When:
Friday, March 31, 2023
12:00 PM - 1:30 PM CT
Where: Scott Hall, 212, 601 University Place, Evanston, IL 60208 map it
Audience: Faculty/Staff - Student - Graduate Students
Contact:
Ariel Sowers
(847) 491-7454
Group: Department of Political Science
Category: Academic
Please join the International Relations Speaker Series as they host Rachel Myrick, Assistant Professor of Political Science at Duke University.
Abstract: When is a state’s reputation “transferable” across entirely separate international crises? This project links academic debates about reputation and resolve in international politics to a contested policy debate about U.S. response to Russian aggression in Ukraine.

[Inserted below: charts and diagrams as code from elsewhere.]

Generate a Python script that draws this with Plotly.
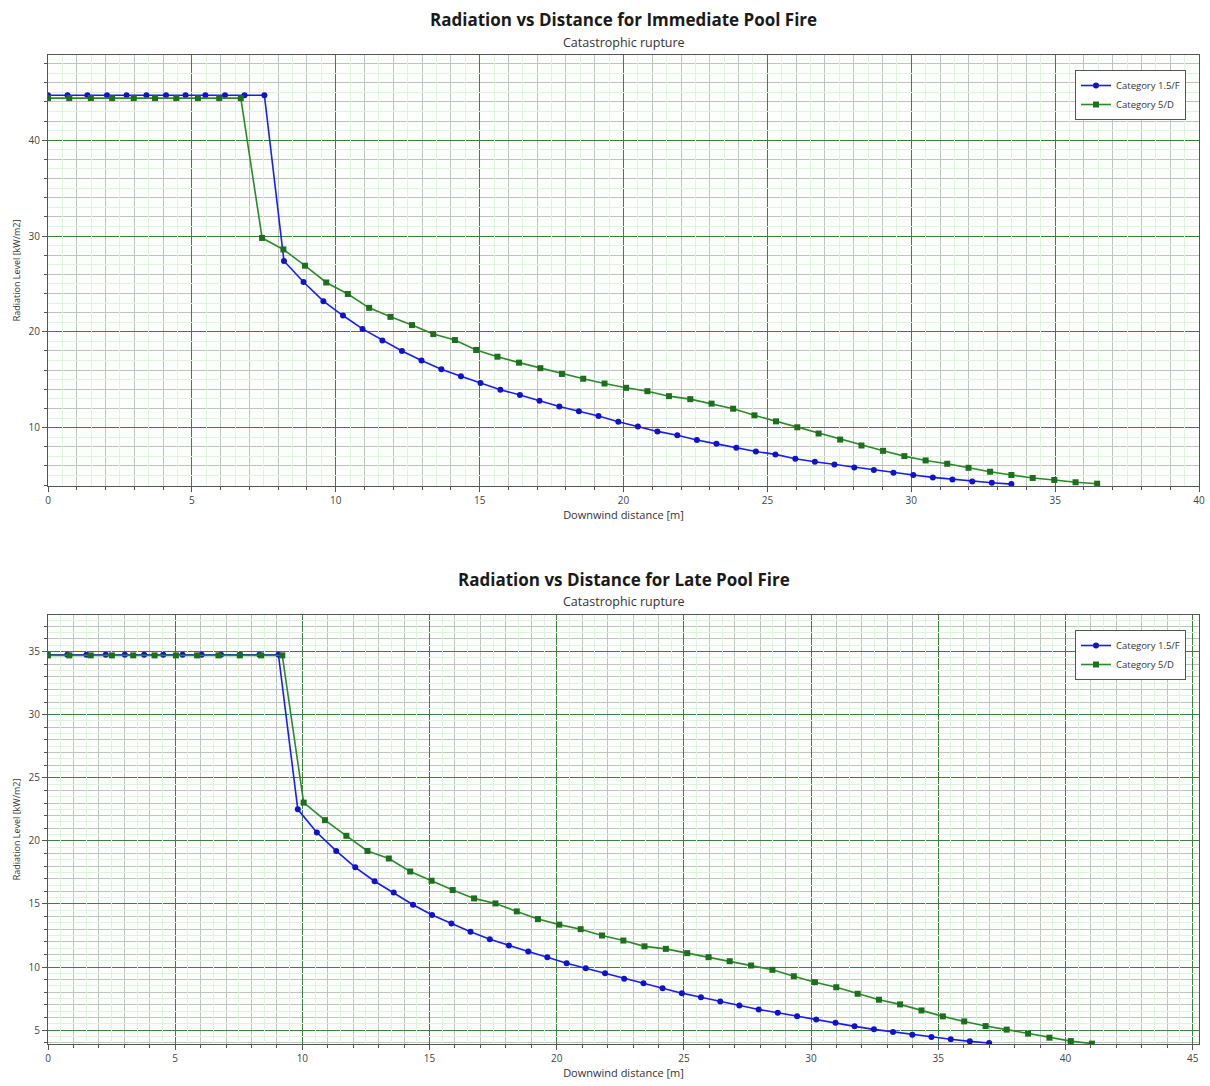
import plotly.graph_objects as go

# ---------------- data ----------------
series_names = ["Category 1.5/F", "Category 5/D"]

# Immediate pool fire
imm_x_15F = [0, 0.68, 1.37, 2.05, 2.73, 3.42, 4.10, 4.78, 5.47, 6.15, 6.83, 7.52, 8.20, 8.88,
             9.57, 10.25, 10.93, 11.62, 12.30, 12.98, 13.67, 14.35, 15.03, 15.72, 16.40, 17.08,
             17.77, 18.45, 19.13, 19.82, 20.50, 21.18, 21.87, 22.55, 23.23, 23.92, 24.60, 25.28,
             25.97, 26.65, 27.33, 28.02, 28.70, 29.38, 30.07, 30.75, 31.43, 32.12, 32.80, 33.48]
imm_y_15F = [44.7, 44.7, 44.7, 44.7, 44.7, 44.7, 44.7, 44.7, 44.7, 44.7, 44.7, 44.7,
             27.4, 25.2, 23.2, 21.7, 20.3, 19.1, 18.0, 17.0, 16.1, 15.35,
             14.65, 13.96, 13.4, 12.8, 12.2, 11.7, 11.2, 10.6, 10.1, 9.6,
             9.2, 8.7, 8.3, 7.9, 7.5, 7.2, 6.75, 6.43, 6.15, 5.84,
             5.56, 5.28, 5.04, 4.8, 4.59, 4.38, 4.24, 4.1]
imm_x_5D = [0, 0.74, 1.49, 2.23, 2.98, 3.72, 4.46, 5.21, 5.95, 6.70, 7.44, 8.18, 8.93, 9.67,
            10.42, 11.16, 11.90, 12.65, 13.39, 14.14, 14.88, 15.62, 16.37, 17.11, 17.86, 18.60,
            19.34, 20.09, 20.83, 21.58, 22.32, 23.06, 23.81, 24.55, 25.30, 26.04, 26.78, 27.53,
            28.27, 29.02, 29.76, 30.50, 31.25, 31.99, 32.74, 33.48, 34.22, 34.97, 35.71, 36.46]
imm_y_5D = [44.4, 44.4, 44.4, 44.4, 44.4, 44.4, 44.4, 44.4, 44.4, 44.4,
            29.8, 28.6, 26.9, 25.15, 23.95, 22.5, 21.56, 20.7, 19.76, 19.14,
            18.1, 17.4, 16.78, 16.2, 15.6, 15.1, 14.6, 14.15, 13.8, 13.28,
            12.97, 12.5, 11.97, 11.28, 10.65, 10.03, 9.38, 8.75, 8.13, 7.57,
            7.02, 6.57, 6.22, 5.8, 5.39, 5.05, 4.74, 4.53, 4.29, 4.14]

# Late pool fire
late_x_15F = [0, 0.76, 1.51, 2.27, 3.02, 3.78, 4.53, 5.29, 6.04, 6.80, 7.55, 8.31, 9.06, 9.82,
              10.57, 11.33, 12.08, 12.84, 13.59, 14.35, 15.10, 15.86, 16.61, 17.37, 18.12, 18.88,
              19.63, 20.39, 21.14, 21.90, 22.65, 23.41, 24.16, 24.92, 25.67, 26.43, 27.18, 27.94,
              28.69, 29.45, 30.20, 30.96, 31.71, 32.47, 33.22, 33.98, 34.73, 35.49, 36.24, 37.00]
late_y_15F = [34.75, 34.75, 34.75, 34.75, 34.75, 34.75, 34.75, 34.75, 34.75, 34.75, 34.75, 34.75, 34.75,
              22.5, 20.66, 19.2, 17.9, 16.8, 15.9, 14.94, 14.13, 13.46, 12.8,
              12.2, 11.7, 11.23, 10.78, 10.3, 9.9, 9.5, 9.07, 8.72, 8.32,
              7.93, 7.6, 7.27, 6.96, 6.64, 6.38, 6.1, 5.85, 5.59, 5.3,
              5.06, 4.85, 4.64, 4.45, 4.27, 4.11, 3.98]
late_x_5D = [0, 0.84, 1.68, 2.51, 3.35, 4.19, 5.03, 5.86, 6.70, 7.54, 8.38, 9.21, 10.05, 10.89,
             11.73, 12.56, 13.40, 14.24, 15.08, 15.91, 16.75, 17.59, 18.43, 19.26, 20.10, 20.94,
             21.78, 22.62, 23.45, 24.29, 25.13, 25.97, 26.80, 27.64, 28.48, 29.32, 30.15, 30.99,
             31.83, 32.67, 33.50, 34.34, 35.18, 36.02, 36.86, 37.69, 38.53, 39.37, 40.21, 41.04]
late_y_5D = [34.7, 34.7, 34.7, 34.7, 34.7, 34.7, 34.7, 34.7, 34.7, 34.7, 34.7, 34.7,
             23.03, 21.64, 20.4, 19.2, 18.6, 17.57, 16.84, 16.1, 15.44, 15.04,
             14.41, 13.8, 13.36, 13.0, 12.5, 12.1, 11.64, 11.44, 11.1, 10.78,
             10.46, 10.12, 9.78, 9.27, 8.8, 8.4, 7.88, 7.41, 7.04, 6.56,
             6.09, 5.69, 5.32, 5.04, 4.72, 4.4, 4.13, 3.93]

titles = ["Radiation vs Distance for Immediate Pool Fire", "Radiation vs Distance for Late Pool Fire"]
subtitle = "Catastrophic rupture"
x_title = "Downwind distance [m]"
y_title = "Radiation Level [kW/m2]"

# ---------------- style ----------------
FONT = "Open Sans, Noto Sans, DejaVu Sans, sans-serif"
BLUE = "#1a1aff"
BLUE_M = "#1212c8"
GREEN = "#2a8a2a"
GREEN_M = "#1d6e1d"
MAJOR_GRID = "#3f7f3f"
MINOR_GRID = "#bcc6bc"
LIGHT_GRID = "#def4de"
AXIS_LINE = "#555555"
TICK_FONT = dict(family=FONT, size=10, color="#444444")

OFF = 0                      # page body margin is removed by the post script below
W, H = 1210 - OFF, 1086 - OFF
ML = 48 - OFF
MR = W - (1199 - OFF)

def py(p):
    """page pixel row -> paper y"""
    return 1 - (p - OFF) / H

def px(p):
    """page pixel column -> legend x (plot-area fraction)"""
    return (p - OFF - ML) / (W - ML - MR)

fig = go.Figure()

def add_series(x, y, name, color, mcolor, symbol, xa, ya, legend):
    fig.add_trace(go.Scatter(
        x=x, y=y, name=name, mode="lines+markers",
        line=dict(color=color, width=1.6),
        marker=dict(color=mcolor, size=6, symbol=symbol),
        xaxis=xa, yaxis=ya, legend=legend))

add_series(imm_x_15F, imm_y_15F, series_names[0], BLUE, BLUE_M, "circle", "x", "y", "legend")
add_series(imm_x_5D, imm_y_5D, series_names[1], GREEN, GREEN_M, "square", "x", "y", "legend")
add_series(late_x_15F, late_y_15F, series_names[0], BLUE, BLUE_M, "circle", "x2", "y2", "legend2")
add_series(late_x_5D, late_y_5D, series_names[1], GREEN, GREEN_M, "square", "x2", "y2", "legend2")

# empty helper traces so that the fine-grid overlay axes are drawn
for xa, ya in [("x3", "y"), ("x", "y3"), ("x4", "y2"), ("x2", "y4")]:
    fig.add_trace(go.Scatter(x=[None], y=[None], xaxis=xa, yaxis=ya, showlegend=False,
                             hoverinfo="skip", mode="markers"))

top_dom = [py(486), py(55)]
bot_dom = [py(1044), py(615)]

def main_x(rng, anchor):
    return dict(range=rng, anchor=anchor, dtick=5, tick0=0, showgrid=True,
                gridcolor=MAJOR_GRID, gridwidth=1, zeroline=False, automargin=False,
                showline=True, linecolor=AXIS_LINE, linewidth=1, mirror=True,
                ticks="outside", ticklen=5, tickcolor=AXIS_LINE, tickfont=TICK_FONT,
                minor=dict(dtick=1, tick0=0, showgrid=True, gridcolor=MINOR_GRID,
                           ticks="outside", ticklen=3, tickcolor=AXIS_LINE),
                title=dict(text=x_title, font=dict(family=FONT, size=11, color="#333333"),
                           standoff=2))

def main_y(rng, anchor, domain, dtick, mdtick):
    return dict(range=rng, anchor=anchor, domain=domain, dtick=dtick, tick0=0, showgrid=True,
                gridcolor=MAJOR_GRID, gridwidth=1, zeroline=False, automargin=False,
                showline=True, linecolor=AXIS_LINE, linewidth=1, mirror=True,
                ticks="outside", ticklen=5, tickcolor=AXIS_LINE, tickfont=TICK_FONT,
                minor=dict(dtick=mdtick, tick0=0, showgrid=True, gridcolor=MINOR_GRID,
                           ticks="outside", ticklen=3, tickcolor=AXIS_LINE),
                title=dict(text=y_title, font=dict(family=FONT, size=9, color="#333333"),
                           standoff=6))

def fine(rng, over, anchor, tick0, dtick, side):
    return dict(range=rng, overlaying=over, anchor=anchor, side=side, tick0=tick0, dtick=dtick,
                showgrid=True, gridcolor=LIGHT_GRID, gridwidth=1, showticklabels=False,
                ticks="", zeroline=False, showline=False, automargin=False)

XR1, XR2 = [0, 40], [0, 45.25]
YR1, YR2 = [3.9, 48.9], [3.9, 37.9]

legend_style = dict(xanchor="left", yanchor="top",
                    bgcolor="white", bordercolor="#555555", borderwidth=1,
                    font=dict(family=FONT, size=9.5, color="#333333"),
                    itemwidth=30, tracegroupgap=0)

fig.update_layout(
    width=W, height=H,
    margin=dict(l=ML, r=MR, t=0, b=0, autoexpand=False),
    paper_bgcolor="white", plot_bgcolor="#fcfffc",
    font=dict(family=FONT, size=10, color="#333333"),
    xaxis=main_x(XR1, "y"),
    yaxis=main_y(YR1, "x", top_dom, 10, 2),
    xaxis2=main_x(XR2, "y2"),
    yaxis2=main_y(YR2, "x2", bot_dom, 5, 1),
    xaxis3=fine(XR1, "x", "y", 0.5, 1, "bottom"),
    yaxis3=fine(YR1, "y", "x", 1, 2, "left"),
    xaxis4=fine(XR2, "x2", "y2", 0.5, 1, "bottom"),
    yaxis4=fine(YR2, "y2", "x2", 0.5, 1, "left"),
    legend=dict(x=px(1075), y=py(70), **legend_style),
    legend2=dict(x=px(1075), y=py(630), **legend_style),
    showlegend=True,
)

for title, ty, sy in [(titles[0], 20, 42), (titles[1], 579, 601)]:
    fig.add_annotation(text="<b>" + title + "</b>", xref="paper", yref="paper", x=0.5, y=py(ty),
                       xanchor="center", yanchor="middle", showarrow=False,
                       font=dict(family=FONT, size=17, color="#1a1a1a"))
    fig.add_annotation(text=subtitle, xref="paper", yref="paper", x=0.5, y=py(sy),
                       xanchor="center", yanchor="middle", showarrow=False,
                       font=dict(family=FONT, size=12.5, color="#333333"))

fig.write_html(
    "out.html",
    config={"displayModeBar": False},
    post_script="document.body.style.margin='0';document.body.style.overflow='hidden';",
)
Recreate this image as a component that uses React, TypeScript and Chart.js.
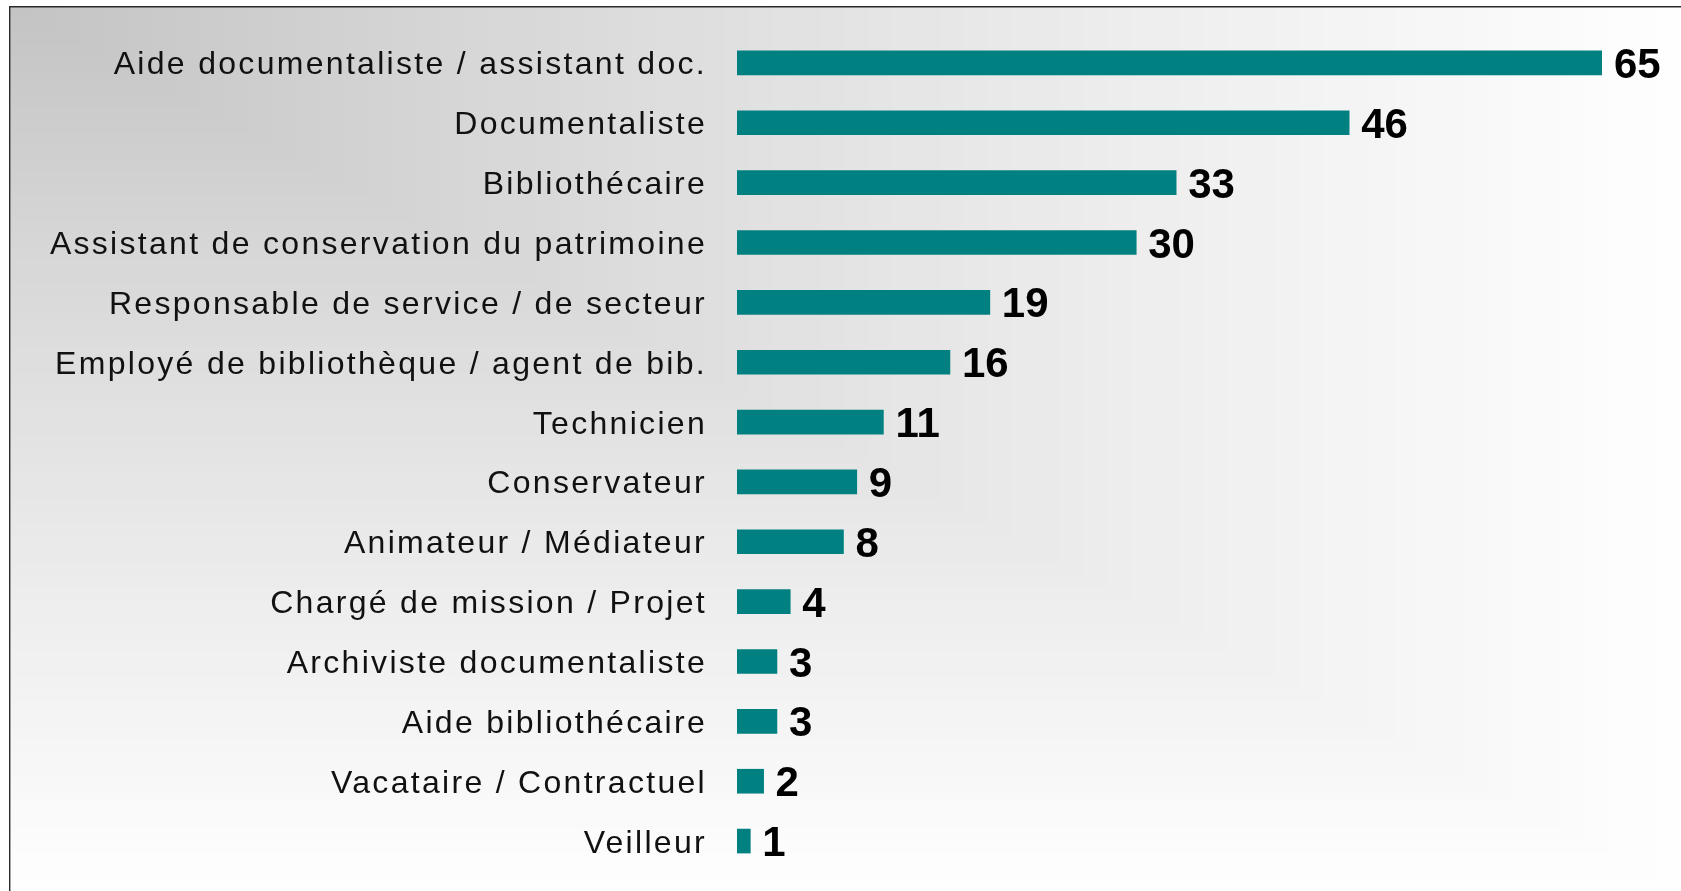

We explore whether the U.S. government’s response to an ongoing conflict—the Russian invasion of Ukraine—impacts how the Chinese public assesses China’s relationship with Taiwan. We propose a theory of Transferability of Reputation (ToR) consisting of three assumptions. First, a defender’s response to a crisis must lead a new potential challenger to update their assessment of the defender’s reputation (reputation formation). Second, the new challenger must see the current crisis as highly comparable to a future crisis (situational comparability). Third, the new challenger must change its preferences in anticipation of the defender’s actions (adversary-oriented decision-making). In a survey experiment fielded in China in March 2022, we frame the initial U.S. response to Russian aggression as either “weak” or “strong.” A “strong” frame improves the U.S. government’s general reputation for resolve. However, it only has a small impact on how the Chinese public anticipates the U.S. would respond in a future crisis with Taiwan, and no impact on public opinion about China’s policy towards Taiwan. We show that respondents have relatively fixed attitudes towards Taiwan, and they view the Russia-Ukraine crisis as dissimilar to a future hypothetical crisis between China and Taiwan. Our results demonstrate the limitations of claims about the transferability of a state’s reputation. These findings are important since arguments about U.S. credibility and reputation have historically been invoked to justify use of force in foreign affairs.
Dr. Rachel Myrick is the Douglas and Ellen Lowey Assistant Professor of Political Science at Duke University. Her research explores how partisan polarization affects foreign policymaking in democratic states, with an emphasis on U.S. national security policy. More generally, Dr. Myrick is interested in the interplay between domestic and international politics in matters of security and conflict.